* _Exercise directions_:
Return only the lines running from the line that holds "The picture is" to the line that holds "var xMin = -1.04, xMax", including both.

* _Data block_:
Begin

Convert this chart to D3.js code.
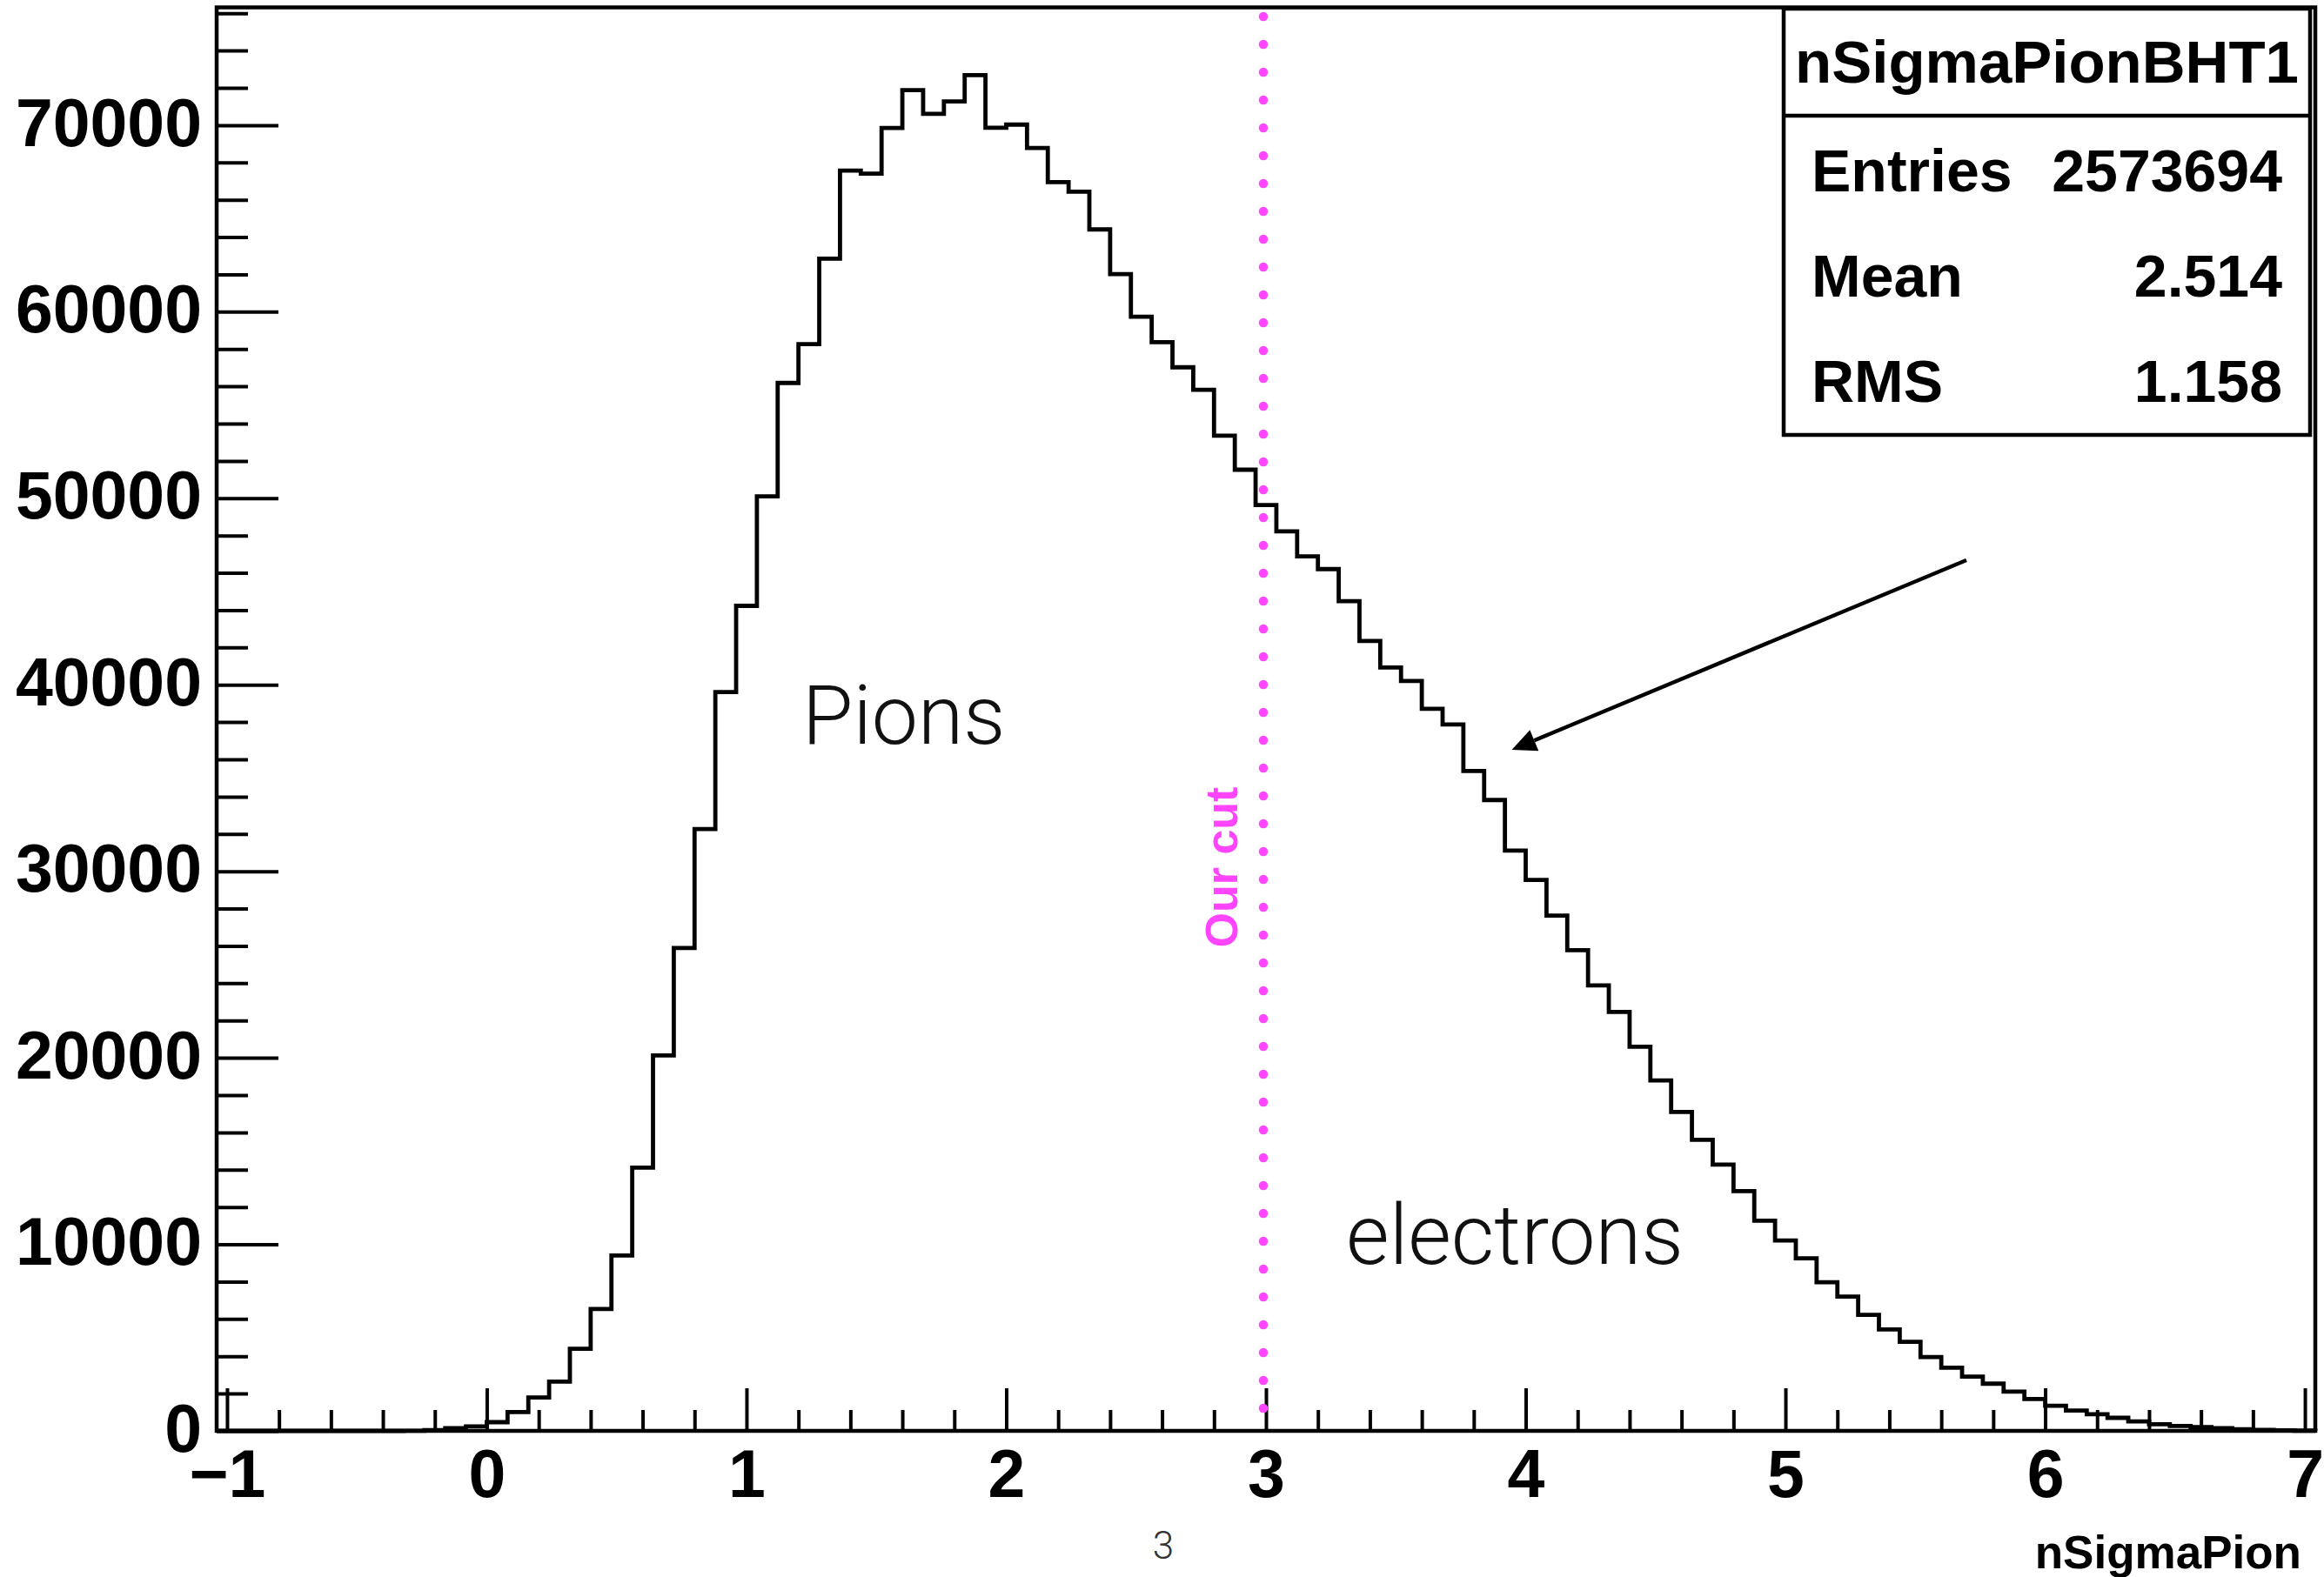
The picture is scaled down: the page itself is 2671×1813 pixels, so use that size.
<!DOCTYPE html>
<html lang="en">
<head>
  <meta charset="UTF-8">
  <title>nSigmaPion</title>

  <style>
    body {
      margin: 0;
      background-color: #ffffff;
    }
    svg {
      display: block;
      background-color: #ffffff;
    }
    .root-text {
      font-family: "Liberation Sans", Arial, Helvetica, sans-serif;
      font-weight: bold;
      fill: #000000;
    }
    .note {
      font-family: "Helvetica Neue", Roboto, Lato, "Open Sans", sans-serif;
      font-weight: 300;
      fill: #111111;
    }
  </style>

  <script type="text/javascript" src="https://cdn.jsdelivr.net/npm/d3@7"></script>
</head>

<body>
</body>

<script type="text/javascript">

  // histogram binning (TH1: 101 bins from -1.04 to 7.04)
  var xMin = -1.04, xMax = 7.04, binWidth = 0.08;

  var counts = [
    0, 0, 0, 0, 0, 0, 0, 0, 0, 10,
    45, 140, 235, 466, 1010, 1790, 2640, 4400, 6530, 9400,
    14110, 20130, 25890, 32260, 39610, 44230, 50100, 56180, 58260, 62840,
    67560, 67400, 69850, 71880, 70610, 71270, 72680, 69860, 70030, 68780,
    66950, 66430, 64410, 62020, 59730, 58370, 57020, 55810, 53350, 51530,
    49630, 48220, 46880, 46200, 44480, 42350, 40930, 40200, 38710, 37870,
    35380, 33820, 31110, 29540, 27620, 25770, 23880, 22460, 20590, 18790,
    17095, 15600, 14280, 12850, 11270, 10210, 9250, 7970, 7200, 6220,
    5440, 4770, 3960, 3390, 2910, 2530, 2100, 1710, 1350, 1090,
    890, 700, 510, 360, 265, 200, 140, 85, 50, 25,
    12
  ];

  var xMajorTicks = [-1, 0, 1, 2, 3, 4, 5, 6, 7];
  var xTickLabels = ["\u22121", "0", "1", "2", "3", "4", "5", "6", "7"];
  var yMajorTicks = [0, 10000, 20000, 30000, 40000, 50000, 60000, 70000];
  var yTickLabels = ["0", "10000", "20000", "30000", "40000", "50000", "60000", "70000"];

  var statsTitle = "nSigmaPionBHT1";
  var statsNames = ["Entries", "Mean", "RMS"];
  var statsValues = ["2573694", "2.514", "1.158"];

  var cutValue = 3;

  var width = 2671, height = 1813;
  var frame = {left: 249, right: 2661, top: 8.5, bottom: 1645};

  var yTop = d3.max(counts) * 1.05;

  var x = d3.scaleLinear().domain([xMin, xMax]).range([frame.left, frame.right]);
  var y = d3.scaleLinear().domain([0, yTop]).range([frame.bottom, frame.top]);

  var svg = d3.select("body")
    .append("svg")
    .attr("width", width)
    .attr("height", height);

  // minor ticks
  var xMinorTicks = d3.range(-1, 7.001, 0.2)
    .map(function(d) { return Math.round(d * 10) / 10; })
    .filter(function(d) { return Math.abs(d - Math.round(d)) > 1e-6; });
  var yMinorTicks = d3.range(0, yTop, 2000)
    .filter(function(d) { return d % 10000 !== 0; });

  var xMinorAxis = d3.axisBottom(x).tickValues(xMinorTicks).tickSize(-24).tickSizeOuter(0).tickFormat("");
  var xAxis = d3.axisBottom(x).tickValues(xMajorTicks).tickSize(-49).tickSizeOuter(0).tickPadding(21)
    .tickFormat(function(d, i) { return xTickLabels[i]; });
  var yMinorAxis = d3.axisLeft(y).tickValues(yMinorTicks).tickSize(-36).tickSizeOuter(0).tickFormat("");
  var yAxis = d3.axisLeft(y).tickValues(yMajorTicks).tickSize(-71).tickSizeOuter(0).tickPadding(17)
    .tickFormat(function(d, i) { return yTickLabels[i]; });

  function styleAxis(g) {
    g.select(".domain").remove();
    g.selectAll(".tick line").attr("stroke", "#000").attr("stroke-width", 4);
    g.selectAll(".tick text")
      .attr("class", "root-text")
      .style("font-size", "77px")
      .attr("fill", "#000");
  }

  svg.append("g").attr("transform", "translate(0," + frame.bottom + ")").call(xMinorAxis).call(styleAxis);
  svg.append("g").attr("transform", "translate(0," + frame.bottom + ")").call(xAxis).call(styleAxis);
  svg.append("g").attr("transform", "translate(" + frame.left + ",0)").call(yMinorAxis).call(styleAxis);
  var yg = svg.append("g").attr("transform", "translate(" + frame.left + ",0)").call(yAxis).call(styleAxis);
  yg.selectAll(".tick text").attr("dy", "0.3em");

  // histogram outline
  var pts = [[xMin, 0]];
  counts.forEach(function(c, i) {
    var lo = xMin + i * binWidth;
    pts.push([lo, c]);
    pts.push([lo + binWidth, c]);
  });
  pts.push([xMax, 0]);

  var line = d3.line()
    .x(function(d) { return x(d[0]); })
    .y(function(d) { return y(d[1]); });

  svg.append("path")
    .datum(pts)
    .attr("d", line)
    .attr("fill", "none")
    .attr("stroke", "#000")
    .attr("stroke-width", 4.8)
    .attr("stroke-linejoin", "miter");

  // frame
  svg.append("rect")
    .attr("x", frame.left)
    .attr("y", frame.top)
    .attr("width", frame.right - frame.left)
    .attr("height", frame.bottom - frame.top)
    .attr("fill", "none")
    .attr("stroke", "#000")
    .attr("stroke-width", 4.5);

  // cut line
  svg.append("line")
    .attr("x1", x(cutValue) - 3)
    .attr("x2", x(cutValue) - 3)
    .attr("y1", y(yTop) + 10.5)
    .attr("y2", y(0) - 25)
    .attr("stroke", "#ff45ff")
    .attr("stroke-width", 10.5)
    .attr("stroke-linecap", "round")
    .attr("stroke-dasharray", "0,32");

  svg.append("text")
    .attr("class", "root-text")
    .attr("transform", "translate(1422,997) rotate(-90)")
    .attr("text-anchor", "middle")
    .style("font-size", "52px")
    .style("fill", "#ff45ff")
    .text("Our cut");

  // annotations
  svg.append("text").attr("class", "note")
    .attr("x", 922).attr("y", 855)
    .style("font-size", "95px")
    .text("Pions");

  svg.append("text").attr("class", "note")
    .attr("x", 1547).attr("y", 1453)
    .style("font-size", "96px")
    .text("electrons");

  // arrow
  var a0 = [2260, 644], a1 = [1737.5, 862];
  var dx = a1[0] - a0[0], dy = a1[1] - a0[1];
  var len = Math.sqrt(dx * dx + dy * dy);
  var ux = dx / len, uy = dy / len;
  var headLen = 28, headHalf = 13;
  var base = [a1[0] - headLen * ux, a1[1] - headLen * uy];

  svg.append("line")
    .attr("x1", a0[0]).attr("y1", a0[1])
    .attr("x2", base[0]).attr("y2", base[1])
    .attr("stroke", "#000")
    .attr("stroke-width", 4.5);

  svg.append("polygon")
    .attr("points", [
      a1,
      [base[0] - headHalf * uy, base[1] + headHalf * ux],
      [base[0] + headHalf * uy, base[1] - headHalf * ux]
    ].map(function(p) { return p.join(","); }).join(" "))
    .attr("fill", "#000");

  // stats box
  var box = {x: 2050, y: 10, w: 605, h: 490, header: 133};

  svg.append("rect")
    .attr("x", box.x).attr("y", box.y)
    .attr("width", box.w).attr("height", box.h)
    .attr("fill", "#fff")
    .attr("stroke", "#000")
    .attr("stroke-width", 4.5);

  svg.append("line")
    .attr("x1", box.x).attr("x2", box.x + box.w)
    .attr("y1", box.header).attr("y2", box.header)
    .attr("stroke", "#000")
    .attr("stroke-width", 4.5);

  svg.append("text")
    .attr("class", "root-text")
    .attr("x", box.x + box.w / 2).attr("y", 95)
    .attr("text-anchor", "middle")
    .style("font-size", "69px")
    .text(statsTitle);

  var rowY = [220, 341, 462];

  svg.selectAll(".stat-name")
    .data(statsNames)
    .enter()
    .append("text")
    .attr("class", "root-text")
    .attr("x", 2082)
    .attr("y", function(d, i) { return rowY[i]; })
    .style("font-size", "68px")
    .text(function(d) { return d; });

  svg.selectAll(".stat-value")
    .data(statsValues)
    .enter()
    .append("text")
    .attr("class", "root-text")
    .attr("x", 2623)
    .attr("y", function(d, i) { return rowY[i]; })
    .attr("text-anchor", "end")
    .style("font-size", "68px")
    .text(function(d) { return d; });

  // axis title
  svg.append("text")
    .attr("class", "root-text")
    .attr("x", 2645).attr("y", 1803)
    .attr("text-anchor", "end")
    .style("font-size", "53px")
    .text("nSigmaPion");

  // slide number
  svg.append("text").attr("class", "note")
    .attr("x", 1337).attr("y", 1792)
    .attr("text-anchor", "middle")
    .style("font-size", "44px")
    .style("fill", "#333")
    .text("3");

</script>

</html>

End

* _Exercise response_:
The picture is scaled down: the page itself is 2671×1813 pixels, so use that size.
<!DOCTYPE html>
<html lang="en">
<head>
  <meta charset="UTF-8">
  <title>nSigmaPion</title>

  <style>
    body {
      margin: 0;
      background-color: #ffffff;
    }
    svg {
      display: block;
      background-color: #ffffff;
    }
    .root-text {
      font-family: "Liberation Sans", Arial, Helvetica, sans-serif;
      font-weight: bold;
      fill: #000000;
    }
    .note {
      font-family: "Helvetica Neue", Roboto, Lato, "Open Sans", sans-serif;
      font-weight: 300;
      fill: #111111;
    }
  </style>

  <script type="text/javascript" src="https://cdn.jsdelivr.net/npm/d3@7"></script>
</head>

<body>
</body>

<script type="text/javascript">

  // histogram binning (TH1: 101 bins from -1.04 to 7.04)
  var xMin = -1.04, xMax = 7.04, binWidth = 0.08;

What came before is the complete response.